• _Raw data_:
★ ★ ★ ★

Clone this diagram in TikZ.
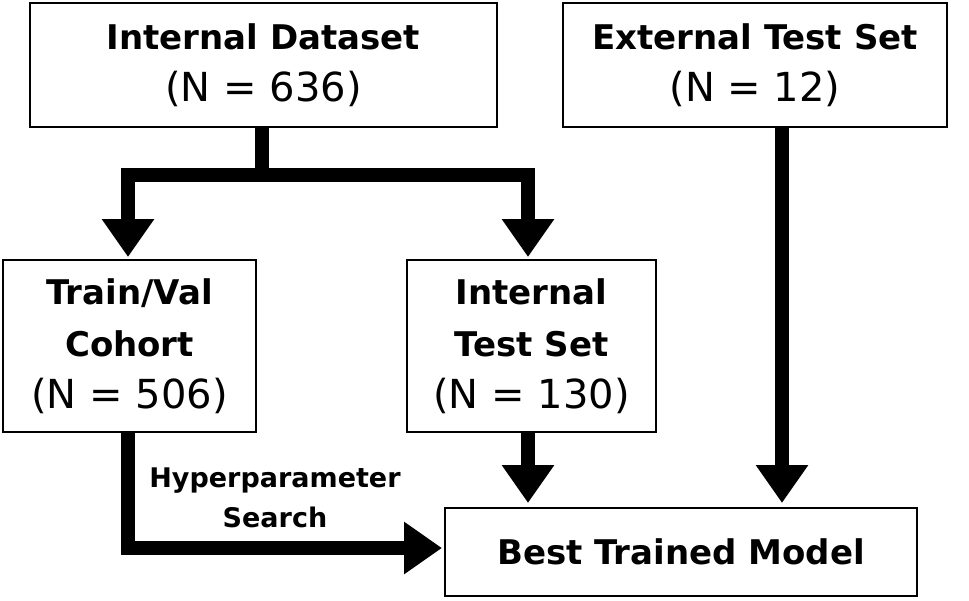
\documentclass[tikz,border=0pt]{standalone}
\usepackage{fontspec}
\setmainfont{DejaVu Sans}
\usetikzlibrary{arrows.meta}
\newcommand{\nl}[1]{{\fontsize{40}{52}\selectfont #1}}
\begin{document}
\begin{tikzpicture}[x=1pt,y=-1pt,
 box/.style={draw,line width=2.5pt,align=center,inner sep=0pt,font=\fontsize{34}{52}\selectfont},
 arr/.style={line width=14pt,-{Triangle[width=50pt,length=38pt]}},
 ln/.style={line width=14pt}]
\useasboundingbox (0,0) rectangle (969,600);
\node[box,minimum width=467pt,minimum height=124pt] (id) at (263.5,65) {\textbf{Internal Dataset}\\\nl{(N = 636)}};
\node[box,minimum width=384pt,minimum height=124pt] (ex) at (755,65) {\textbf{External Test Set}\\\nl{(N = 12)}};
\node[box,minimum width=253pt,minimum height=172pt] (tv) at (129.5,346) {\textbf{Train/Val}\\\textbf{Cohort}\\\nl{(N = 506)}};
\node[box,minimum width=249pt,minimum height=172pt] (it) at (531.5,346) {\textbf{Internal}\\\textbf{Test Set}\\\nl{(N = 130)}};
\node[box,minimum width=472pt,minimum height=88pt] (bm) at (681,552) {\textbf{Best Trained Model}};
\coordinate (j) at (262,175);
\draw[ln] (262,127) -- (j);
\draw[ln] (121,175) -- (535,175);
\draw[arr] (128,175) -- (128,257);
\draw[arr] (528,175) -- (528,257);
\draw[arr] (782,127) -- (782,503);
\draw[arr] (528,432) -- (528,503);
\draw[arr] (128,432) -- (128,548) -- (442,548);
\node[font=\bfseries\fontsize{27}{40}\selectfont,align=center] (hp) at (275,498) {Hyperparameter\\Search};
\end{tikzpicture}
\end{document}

★ ★ ★ ★

Give the data above again in full and unchanged, skipping the pictures.

• _Task result_:
Clone this diagram in TikZ.
\documentclass[tikz,border=0pt]{standalone}
\usepackage{fontspec}
\setmainfont{DejaVu Sans}
\usetikzlibrary{arrows.meta}
\newcommand{\nl}[1]{{\fontsize{40}{52}\selectfont #1}}
\begin{document}
\begin{tikzpicture}[x=1pt,y=-1pt,
 box/.style={draw,line width=2.5pt,align=center,inner sep=0pt,font=\fontsize{34}{52}\selectfont},
 arr/.style={line width=14pt,-{Triangle[width=50pt,length=38pt]}},
 ln/.style={line width=14pt}]
\useasboundingbox (0,0) rectangle (969,600);
\node[box,minimum width=467pt,minimum height=124pt] (id) at (263.5,65) {\textbf{Internal Dataset}\\\nl{(N = 636)}};
\node[box,minimum width=384pt,minimum height=124pt] (ex) at (755,65) {\textbf{External Test Set}\\\nl{(N = 12)}};
\node[box,minimum width=253pt,minimum height=172pt] (tv) at (129.5,346) {\textbf{Train/Val}\\\textbf{Cohort}\\\nl{(N = 506)}};
\node[box,minimum width=249pt,minimum height=172pt] (it) at (531.5,346) {\textbf{Internal}\\\textbf{Test Set}\\\nl{(N = 130)}};
\node[box,minimum width=472pt,minimum height=88pt] (bm) at (681,552) {\textbf{Best Trained Model}};
\coordinate (j) at (262,175);
\draw[ln] (262,127) -- (j);
\draw[ln] (121,175) -- (535,175);
\draw[arr] (128,175) -- (128,257);
\draw[arr] (528,175) -- (528,257);
\draw[arr] (782,127) -- (782,503);
\draw[arr] (528,432) -- (528,503);
\draw[arr] (128,432) -- (128,548) -- (442,548);
\node[font=\bfseries\fontsize{27}{40}\selectfont,align=center] (hp) at (275,498) {Hyperparameter\\Search};
\end{tikzpicture}
\end{document}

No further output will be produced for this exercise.